(Records from a data collection)

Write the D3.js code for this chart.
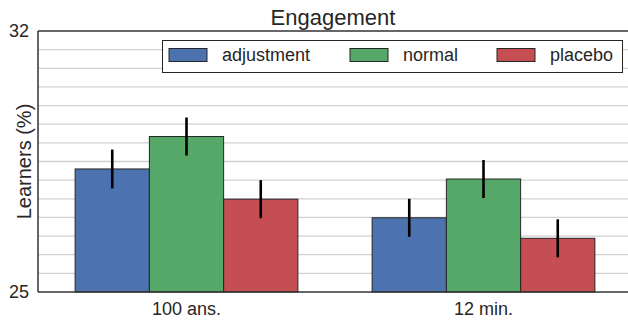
<!DOCTYPE html>
<html>
<head>
<meta charset="utf-8">
<script src="https://cdn.jsdelivr.net/npm/d3@7.9.0/dist/d3.min.js"></script>
<style>
  body { margin: 0; background: #fff; }
  svg { display: block; font-family: "Liberation Sans", Arial, sans-serif; }
</style>
</head>
<body>
<svg id="chart" width="628" height="322"></svg>
<script>
// Data
const groups = ['100 ans.', '12 min.'];
const seriesNames = ['adjustment', 'normal', 'placebo'];
const adjustment = [28.30, 26.99];
const normal = [29.17, 28.03];
const placebo = [27.49, 26.44];
const adjustmentErr = [0.52, 0.51];
const normalErr = [0.51, 0.51];
const placeboErr = [0.51, 0.51];
const yTicks = [25, 32];

const colors = ['#4C72B0', '#55A868', '#C44E52'];
const series = [
  { name: seriesNames[0], values: adjustment, err: adjustmentErr },
  { name: seriesNames[1], values: normal, err: normalErr },
  { name: seriesNames[2], values: placebo, err: placeboErr }
];

const svg = d3.select('#chart');
const plotLeft = 38, plotTop = 31, plotBottom = 292, plotRight = 632;

// x in data units, groups at 0 and 1, bars 0.25 wide
const x = d3.scaleLinear().domain([-0.5, 1.5]).range([plotLeft, plotRight]);
const y = d3.scaleLinear().domain([25, 32]).range([plotBottom, plotTop]);
const barW = 0.25;

// Grid every 0.5
const gridVals = d3.range(25.5, 32, 0.5);
svg.append('g').selectAll('line')
  .data(gridVals)
  .join('line')
  .attr('x1', plotLeft).attr('x2', 628)
  .attr('y1', d => y(d)).attr('y2', d => y(d))
  .attr('stroke', '#d0d0d0')
  .attr('stroke-width', 1.3);

// Bars
series.forEach((s, si) => {
  const g = svg.append('g');
  s.values.forEach((v, gi) => {
    const x0 = x(gi - 0.375 + si * barW);
    const x1 = x(gi - 0.375 + (si + 1) * barW);
    g.append('rect')
      .attr('x', x0).attr('y', y(v))
      .attr('width', x1 - x0).attr('height', y(25) - y(v))
      .attr('fill', colors[si])
      .attr('stroke', '#262626')
      .attr('stroke-width', 1);
  });
});

// Error bars
series.forEach((s, si) => {
  s.values.forEach((v, gi) => {
    const cx = x(gi - 0.375 + (si + 0.5) * barW);
    svg.append('line')
      .attr('x1', cx).attr('x2', cx)
      .attr('y1', y(v - s.err[gi])).attr('y2', y(v + s.err[gi]))
      .attr('stroke', '#000')
      .attr('stroke-width', 2.6);
  });
});

// Spines
svg.append('line').attr('x1', plotLeft).attr('x2', plotLeft).attr('y1', plotTop).attr('y2', plotBottom)
  .attr('stroke', '#333').attr('stroke-width', 1.5);
svg.append('line').attr('x1', plotLeft).attr('x2', 628).attr('y1', plotTop).attr('y2', plotTop)
  .attr('stroke', '#333').attr('stroke-width', 1.5);
svg.append('line').attr('x1', plotLeft).attr('x2', 628).attr('y1', plotBottom).attr('y2', plotBottom)
  .attr('stroke', '#333').attr('stroke-width', 1.5);

// Y tick labels
svg.append('g').selectAll('text')
  .data(yTicks)
  .join('text')
  .attr('x', 29).attr('y', d => y(d))
  .attr('dy', '0.35em')
  .attr('text-anchor', 'end')
  .attr('font-size', 18)
  .attr('fill', '#262626')
  .text(d => d);

// X tick labels
svg.append('g').selectAll('text')
  .data(groups)
  .join('text')
  .attr('x', (d, i) => x(i))
  .attr('y', 315)
  .attr('text-anchor', 'middle')
  .attr('font-size', 18)
  .attr('fill', '#262626')
  .text(d => d);

// Y label
svg.append('text')
  .attr('transform', `translate(31,${(plotTop + plotBottom) / 2}) rotate(-90)`)
  .attr('text-anchor', 'middle')
  .attr('font-size', 20)
  .attr('fill', '#262626')
  .text('Learners (%)');

// Title
svg.append('text')
  .attr('x', (plotLeft + 628) / 2)
  .attr('y', 25)
  .attr('text-anchor', 'middle')
  .attr('font-size', 22)
  .attr('fill', '#262626')
  .text('Engagement');

// Legend
const legend = svg.append('g');
legend.append('rect')
  .attr('x', 162.5).attr('y', 40.5)
  .attr('width', 460).attr('height', 32)
  .attr('fill', '#fff')
  .attr('stroke', '#262626')
  .attr('stroke-width', 1);
const legendX = [169, 350, 497];
series.forEach((s, si) => {
  legend.append('rect')
    .attr('x', legendX[si]).attr('y', 48.5)
    .attr('width', 38).attr('height', 13)
    .attr('fill', colors[si])
    .attr('stroke', '#262626')
    .attr('stroke-width', 1);
  legend.append('text')
    .attr('x', legendX[si] + 53).attr('y', 55)
    .attr('dy', '0.35em')
    .attr('font-size', 18)
    .attr('fill', '#262626')
    .text(s.name);
});
</script>
</body>
</html>
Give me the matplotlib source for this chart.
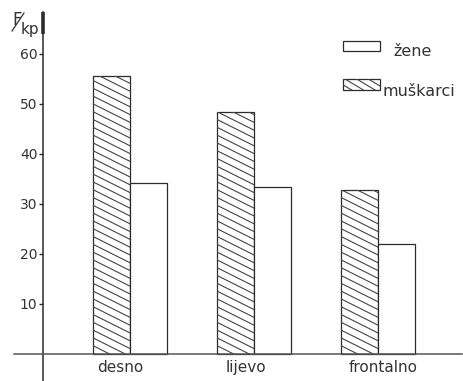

## EXERCISE AIM
Skip the pictures and quote each line of the entries above, from the first through the line with "const barW = 0.25;", exactly as it appears.

## FULL ANSWER
Write the D3.js code for this chart.
<!DOCTYPE html>
<html>
<head>
<meta charset="utf-8">
<script src="https://cdn.jsdelivr.net/npm/d3@7.9.0/dist/d3.min.js"></script>
<style>
  body { margin: 0; background: #fff; }
  svg { display: block; font-family: "Liberation Sans", Arial, sans-serif; }
</style>
</head>
<body>
<svg id="chart" width="628" height="322"></svg>
<script>
// Data
const groups = ['100 ans.', '12 min.'];
const seriesNames = ['adjustment', 'normal', 'placebo'];
const adjustment = [28.30, 26.99];
const normal = [29.17, 28.03];
const placebo = [27.49, 26.44];
const adjustmentErr = [0.52, 0.51];
const normalErr = [0.51, 0.51];
const placeboErr = [0.51, 0.51];
const yTicks = [25, 32];

const colors = ['#4C72B0', '#55A868', '#C44E52'];
const series = [
  { name: seriesNames[0], values: adjustment, err: adjustmentErr },
  { name: seriesNames[1], values: normal, err: normalErr },
  { name: seriesNames[2], values: placebo, err: placeboErr }
];

const svg = d3.select('#chart');
const plotLeft = 38, plotTop = 31, plotBottom = 292, plotRight = 632;

// x in data units, groups at 0 and 1, bars 0.25 wide
const x = d3.scaleLinear().domain([-0.5, 1.5]).range([plotLeft, plotRight]);
const y = d3.scaleLinear().domain([25, 32]).range([plotBottom, plotTop]);
const barW = 0.25;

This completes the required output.